With the ineffable Fred Thompson out, the Mitt Romney surge is on. And the pundits said it couldn't or wouldn't be done.
Real Clear Politics shows Romney in a close second behind John McCain in Florida. And the thing to keep in mind here is the trend: Romney is trending upwards while McCain is holding steady or declining slightly.
Looking ahead, it seems Romney may win simply because of his wide appeal:
Giuliani and McCain both appeal to foreign policy conservatives (read: hawks), fiscal conservatives (McCain to a greater extent than Giuliani), and independents.
Huckabee appeals to social conservatives.
Romney appeals to foreign policy hawks (less so than either Giuliani or McCain).
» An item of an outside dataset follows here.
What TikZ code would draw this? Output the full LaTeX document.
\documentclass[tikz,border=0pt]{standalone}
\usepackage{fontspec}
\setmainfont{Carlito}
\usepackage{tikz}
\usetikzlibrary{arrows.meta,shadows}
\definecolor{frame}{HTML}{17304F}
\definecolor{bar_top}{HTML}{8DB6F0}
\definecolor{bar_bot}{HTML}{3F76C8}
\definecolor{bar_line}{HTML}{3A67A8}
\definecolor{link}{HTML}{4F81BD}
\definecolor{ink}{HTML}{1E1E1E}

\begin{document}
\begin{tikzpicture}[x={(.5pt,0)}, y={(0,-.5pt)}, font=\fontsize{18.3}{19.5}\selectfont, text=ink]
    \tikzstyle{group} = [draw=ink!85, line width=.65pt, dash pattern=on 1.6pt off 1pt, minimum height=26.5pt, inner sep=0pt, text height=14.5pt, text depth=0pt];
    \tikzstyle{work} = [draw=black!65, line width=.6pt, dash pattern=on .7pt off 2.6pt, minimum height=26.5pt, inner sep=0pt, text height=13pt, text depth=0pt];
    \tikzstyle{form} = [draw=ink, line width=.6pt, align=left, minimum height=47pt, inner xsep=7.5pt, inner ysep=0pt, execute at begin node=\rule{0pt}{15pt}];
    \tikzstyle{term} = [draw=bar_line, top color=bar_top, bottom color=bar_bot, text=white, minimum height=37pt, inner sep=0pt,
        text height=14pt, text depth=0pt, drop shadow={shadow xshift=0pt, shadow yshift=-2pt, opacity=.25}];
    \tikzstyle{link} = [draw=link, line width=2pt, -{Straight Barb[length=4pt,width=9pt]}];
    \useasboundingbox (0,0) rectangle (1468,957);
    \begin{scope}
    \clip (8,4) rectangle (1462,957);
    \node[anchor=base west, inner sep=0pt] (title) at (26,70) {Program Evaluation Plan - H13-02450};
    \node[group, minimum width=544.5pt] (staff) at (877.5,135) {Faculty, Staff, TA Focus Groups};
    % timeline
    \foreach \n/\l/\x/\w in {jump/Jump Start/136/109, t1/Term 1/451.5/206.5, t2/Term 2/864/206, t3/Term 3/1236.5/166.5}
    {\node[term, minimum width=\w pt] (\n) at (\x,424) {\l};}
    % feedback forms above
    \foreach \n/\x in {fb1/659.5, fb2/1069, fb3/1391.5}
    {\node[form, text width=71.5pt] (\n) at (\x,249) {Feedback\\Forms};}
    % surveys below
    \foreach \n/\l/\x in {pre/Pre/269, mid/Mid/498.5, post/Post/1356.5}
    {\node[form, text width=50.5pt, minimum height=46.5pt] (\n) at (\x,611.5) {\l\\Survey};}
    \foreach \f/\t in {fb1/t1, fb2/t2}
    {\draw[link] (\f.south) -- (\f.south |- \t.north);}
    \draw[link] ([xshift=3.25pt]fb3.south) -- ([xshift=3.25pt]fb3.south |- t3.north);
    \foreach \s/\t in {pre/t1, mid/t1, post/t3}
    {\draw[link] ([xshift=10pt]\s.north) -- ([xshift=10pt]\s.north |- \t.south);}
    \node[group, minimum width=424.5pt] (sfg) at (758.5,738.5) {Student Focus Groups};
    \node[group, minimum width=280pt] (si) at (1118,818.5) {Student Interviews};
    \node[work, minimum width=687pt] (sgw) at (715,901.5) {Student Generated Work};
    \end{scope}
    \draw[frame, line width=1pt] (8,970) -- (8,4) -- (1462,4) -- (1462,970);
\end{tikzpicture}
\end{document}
All three would follow similar courses in Iraq and the War on Terror.
Romney's business experience and tax cutting ways while governor in Massachusetts make him appealing to fiscal conservatives--maybe moreso than either McCain or Giuliani.
Perhaps most importantly, Romney established his social conservatism bona fides. Pro-lifers and the defense of marriage crowd may not believe him the way they believe Mike Huckabee or believed Fred Thompson, but they will certainly prefer him to either Giuliani or McCain (less so with McCain).
On Hannity and Colmes tonight, Alan Colmes asked Romney if he felt like emphasizing his social conservatism had been a waste of time. 'With the economy on a precipice,' Colmes asked, 'wouldn't it have been wiser to have highlighted his business acumen as a unique qualifier?' Romney pointed out that social issues were important in early states, but admitted the economy may be the dominant issue going forward and, fortunately, he was strong there.
We agree (and wrote as much last week) that saving the economy could be a winning message going forward. But it was important to Romney's campaign that he distinguish himself from Giuliani (the longtime frontrunner) and to a lesser extent McCain as a social conservative. By splitting the social conservative vote and winning the fiscal conservatives, Romney might be able to winnow off enough of the foreign policy independents to win the Republican nomination--especially in states which limit voting in the Republican race to Republicans.